Today – about three years later – we can look back on the successful development of our product. Our BLU DELTA service is now used by SME clients, partners and also major clients and saves many finance departments and tax advisors costs and effort.
The road from prototype to product is a rocky one and is often completely underestimated – we were no exception. Three aspects played a central role in our successful development: data quality, benchmarks and development speed.
Today, everyone knows that data is needed to develop, train and measure the quality of AI models. Companies that have a lot of data relevant to their business (at BLU DELTA we always talk about ‘data treasure’) have a bright future ahead of them – as long as they know how to use this data today.
Of course, AI is only as good as its data. Amazon provided a negative example here (see also the article at mobilegeeks.de).
Data has to be realistic, verified and available in the appropriate quantity for the application. Active data management with appropriate tools in the background is needed to provide large amounts of data with high quality. Our data management framework allows us to specifically control so-called data labellers with tasks. The data annotated in this manner is checked or adapted on the basis of rules by the AI and, in the last instance, also by an expert. Only at the end of such a process is data explicitly released. Only such data may be used for development and training. In this way, the quality of the data and thus also that of the artificial intelligence can be kept high.
Figure 1: High Level BLU DELTA QA KPIs
Benchmarks are used to measure the quality of a model. For this purpose, a representative quantity and quality (!) of reference data is compared with the result of an AI model. Similar to a continuous integration process in software development, our data management framework allows for automated measurement in case of model changes or new trainings. New benchmarks are continuously added and visualise our progress in an automated manner.
Figure 2: Accuracy Development BLU DELTA
We measure both individual model results (e.g. for invoices, a model for the total gross amount) or the specific added value for customers (e.g. total recognition rate of several invoice details for Spanish invoices). The measurements focus on accuracy and false positives. In the financial world, a missing value is usually better than a false one.
Speed of development for complex topics
AI without agility is unthinkable! Apart from wrong applications, AI is more or less exclusively used for solutions in complex problem areas. That means you know what you want – but not how to get to that solution. The classic approach is therefore agility – build – measure – learn (see also the Build-Measure-Learn article by Mindtools). The decisive factor here is to complete this cycle with high quality in as short a time as possible, i.e. to reflect and measure as soon as possible whether the last implementation step was taken in the right direction (i.e. towards solving the problem) – or whether corrections are necessary for this path.
In order to keep the development speed high and targeted, it is also necessary to apply a single assessment criterion for measuring new models (see also „Single Metric Best Practice“, Machine Learning Yearning by Andrew Ng).

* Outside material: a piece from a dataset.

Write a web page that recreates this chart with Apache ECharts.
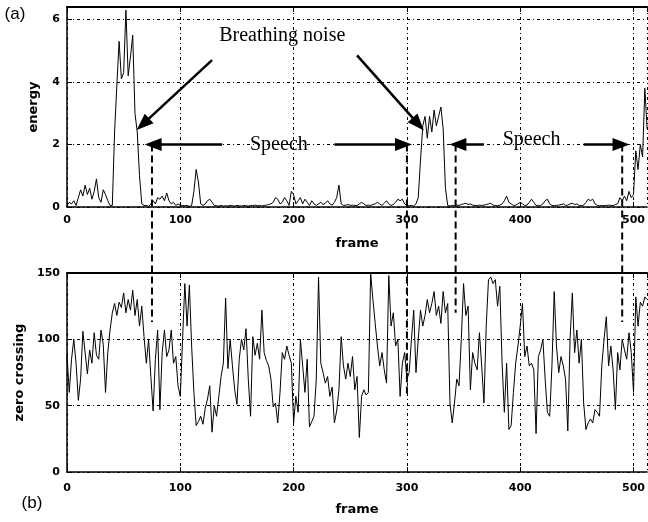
<!DOCTYPE html>
<html><head><meta charset="utf-8">
<script src="https://cdn.jsdelivr.net/npm/echarts@6/dist/echarts.min.js"></script>
<style>html,body{margin:0;padding:0;background:#fff}#c{width:648px;height:522px}</style>
</head><body><div id="c"></div>
<script>
// frames are sampled every 2 frames
const frameStep = 2;
const energy = [
0.05,0.15,0.1,0.2,0.05,0.3,0.55,0.35,0.7,0.4,
0.6,0.25,0.5,0.9,0.3,0.15,0.55,0.4,0.2,0.05,
0.05,2.4,3.9,5.3,4.1,4.3,6.3,4.2,4.8,5.5,
3.0,2.4,1.0,0.1,0.05,0.05,0.02,0.1,0.2,0.1,
0.3,0.25,0.35,0.2,0.45,0.2,0.1,0.15,0.05,0.1,
0.05,0.05,0.04,0.05,0.02,0.05,0.5,1.2,0.8,0.1,
0.05,0.1,0.2,0.25,0.15,0.05,0.04,0.03,0.05,0.03,
0.04,0.03,0.05,0.04,0.03,0.05,0.04,0.03,0.05,0.04,
0.03,0.05,0.04,0.06,0.04,0.05,0.03,0.05,0.06,0.08,
0.1,0.15,0.3,0.25,0.1,0.15,0.3,0.2,0.05,0.5,
0.4,0.1,0.2,0.3,0.1,0.25,0.15,0.05,0.2,0.1,
0.05,0.1,0.15,0.08,0.12,0.2,0.1,0.06,0.15,0.3,
0.7,0.1,0.05,0.06,0.08,0.05,0.06,0.05,0.04,0.1,
0.15,0.1,0.05,0.06,0.05,0.08,0.1,0.15,0.1,0.05,
0.12,0.2,0.1,0.05,0.08,0.15,0.25,0.2,0.25,0.1,
0.05,0.04,0.05,0.03,0.1,0.3,1.5,2.6,2.9,2.2,
2.9,2.4,3.1,2.6,2.9,3.2,2.5,0.6,0.05,0.03,
0.05,0.04,0.06,0.05,0.08,0.1,0.12,0.08,0.1,0.06,
0.05,0.04,0.06,0.05,0.06,0.08,0.1,0.12,0.06,0.05,
0.04,0.06,0.1,0.2,0.35,0.15,0.1,0.05,0.06,0.1,
0.15,0.1,0.05,0.06,0.15,0.25,0.15,0.05,0.04,0.05,
0.1,0.2,0.25,0.1,0.05,0.04,0.05,0.06,0.08,0.1,
0.05,0.06,0.1,0.12,0.08,0.1,0.05,0.04,0.06,0.15,
0.25,0.2,0.25,0.1,0.05,0.04,0.05,0.04,0.05,0.06,
0.05,0.04,0.08,0.1,0.3,0.2,0.35,0.2,0.5,0.3,
0.4,1.8,1.2,2.0,1.6,3.8,2.5
];
const zeroCrossing = [
88,60,85,100,82,54,70,106,90,74,
92,82,105,88,85,107,96,60,90,107,
120,127,118,128,124,135,120,130,122,137,
118,130,110,125,102,82,100,72,46,85,
107,47,90,107,87,92,107,82,87,65,
57,100,142,110,141,95,60,35,38,42,
36,48,55,65,30,50,42,57,72,82,
131,78,100,80,62,51,85,100,92,108,
70,42,102,88,97,85,122,90,84,80,
70,49,52,37,60,90,85,95,88,82,
37,57,45,100,80,60,85,34,38,42,
70,147,82,75,67,72,57,64,37,46,
62,102,80,70,82,72,87,62,72,26,
57,62,58,60,150,130,112,95,80,90,
77,67,148,110,120,95,100,57,82,90,
70,75,100,122,75,100,122,110,118,130,
120,127,136,118,125,112,136,120,127,52,
37,52,70,65,100,142,118,125,62,90,
82,77,105,80,52,110,145,147,142,145,
125,140,82,45,82,32,35,60,82,95,
110,127,87,95,80,82,77,29,87,92,
100,70,45,42,80,136,95,75,87,80,
70,31,100,135,90,107,82,100,52,32,
37,40,37,47,45,42,80,100,117,80,
95,77,47,90,77,100,92,85,105,90,
60,132,110,128,125,132,130
];
// segment boundaries (frame) and lower end of dashed marker (zero-crossing units)
const speechBounds = [75, 300, 343, 490];
const boundEnds = [113, 57, 120, 113];
// annotation arrows: [from, to] in (frame, energy)
const arrows = [
  [[128, 4.7], [67, 2.65]],
  [[256, 4.85], [310, 2.65]],
  [[137, 2], [76, 2]],
  [[236, 2], [297, 2]],
  [[368, 2], [345, 2]],
  [[456, 2], [489, 2]]
];
const labels = [
  {text: 'Breathing noise', at: [190, 5.47]},
  {text: 'Speech', at: [187, 2.0]},
  {text: 'Speech', at: [410, 2.14]}
];

const tickFont = {fontFamily: 'DejaVu Sans', fontWeight: 'bold', fontSize: 11, color: '#000'};
const nameFont = {fontFamily: 'DejaVu Sans', fontWeight: 'bold', fontSize: 13, color: '#000'};
const gridLine = {show: true, lineStyle: {color: '#000', width: 1, type: [3, 3, 1, 3]}};

function xBottom(gi, gap, margin) {
  return {gridIndex: gi, type: 'value', min: 0, max: 512, interval: 100, position: 'bottom',
    axisLine: {onZero: false, lineStyle: {color: '#000', width: 1.5}},
    axisTick: {inside: true, length: 5, lineStyle: {color: '#000'}},
    axisLabel: Object.assign({margin: margin, showMaxLabel: false}, tickFont),
    splitLine: gridLine,
    name: 'frame', nameLocation: 'middle', nameGap: gap, nameTextStyle: nameFont};
}
function xTop(gi) {
  return {gridIndex: gi, type: 'value', min: 0, max: 512, interval: 100, position: 'top',
    axisLine: {onZero: false, lineStyle: {color: '#000', width: 2}},
    axisTick: {inside: true, length: 5, lineStyle: {color: '#000'}},
    axisLabel: {show: false}, splitLine: {show: false}};
}
function yAx(gi, max, interval, name, gap) {
  return {gridIndex: gi, type: 'value', min: 0, max: max, interval: interval,
    axisLine: {show: true, onZero: false, lineStyle: {color: '#000', width: 1.5}},
    axisTick: {show: true, inside: true, length: 5, lineStyle: {color: '#000'}},
    axisLabel: Object.assign({margin: 7, showMaxLabel: max % interval === 0}, tickFont),
    splitLine: gridLine,
    name: name, nameLocation: 'middle', nameGap: gap, nameRotate: 90, nameTextStyle: nameFont};
}

const chart = echarts.init(document.getElementById('c'));
chart.setOption({
  animation: false,
  backgroundColor: '#fff',
  grid: [
    {left: 67, top: 7, width: 582, height: 200},
    {left: 67, top: 273, width: 582, height: 199}
  ],
  xAxis: [xBottom(0, 30, 8), xTop(0), xBottom(1, 31, 11), xTop(1)],
  yAxis: [yAx(0, 6.4, 2, 'energy', 27), yAx(1, 150, 50, 'zero crossing', 37)],
  series: [
    {type: 'line', xAxisIndex: 0, yAxisIndex: 0, showSymbol: false, silent: true,
     data: energy.map((v, i) => [i * frameStep, v]),
     lineStyle: {color: '#000', width: 1},
     markLine: {silent: true, symbol: ['none', 'triangle'], symbolSize: [13, 17],
       label: {show: false}, lineStyle: {color: '#000', width: 2.5, type: 'solid'},
       data: arrows.map(a => [{coord: a[0]}, {coord: a[1]}])}},
    {type: 'line', xAxisIndex: 2, yAxisIndex: 1, showSymbol: false, silent: true,
     data: zeroCrossing.map((v, i) => [i * frameStep, v]),
     lineStyle: {color: '#000', width: 1}}
  ]
});

const g = [];
speechBounds.forEach((f, i) => {
  const p1 = chart.convertToPixel({seriesIndex: 0}, [f, 2]);
  const p2 = chart.convertToPixel({seriesIndex: 1}, [f, boundEnds[i]]);
  g.push({type: 'line', silent: true, z: 50,
    shape: {x1: p1[0], y1: p1[1], x2: p2[0], y2: p2[1]},
    style: {stroke: '#000', lineWidth: 2, lineDash: [7, 4]}});
});
labels.forEach(l => {
  const p = chart.convertToPixel({seriesIndex: 0}, l.at);
  g.push({type: 'text', silent: true, z: 60, x: p[0], y: p[1],
    style: {text: l.text, font: '20px "Liberation Serif"', fill: '#000',
      align: 'center', verticalAlign: 'middle', textAlign: 'center', textVerticalAlign: 'middle'}});
});
g.push({type: 'text', x: 15, y: 14, style: {text: '(a)', font: '17px "Liberation Sans"', fill: '#000',
  align: 'center', verticalAlign: 'middle', textAlign: 'center', textVerticalAlign: 'middle'}});
g.push({type: 'text', x: 32, y: 503, style: {text: '(b)', font: '17px "Liberation Sans"', fill: '#000',
  align: 'center', verticalAlign: 'middle', textAlign: 'center', textVerticalAlign: 'middle'}});
chart.setOption({graphic: g});
</script>
</body></html>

For all three topics, a high degree of automation is necessary in addition to appropriate tool support, which is constantly being further developed and optimised. This is the only way to ensure that, for example, all benchmarks are carried out daily or that new labels can be continuously checked for possible approvals.
These three elements were the key to developing the BLU DELTA AI engine from a prototype into a leading quality AI product for invoice recognition!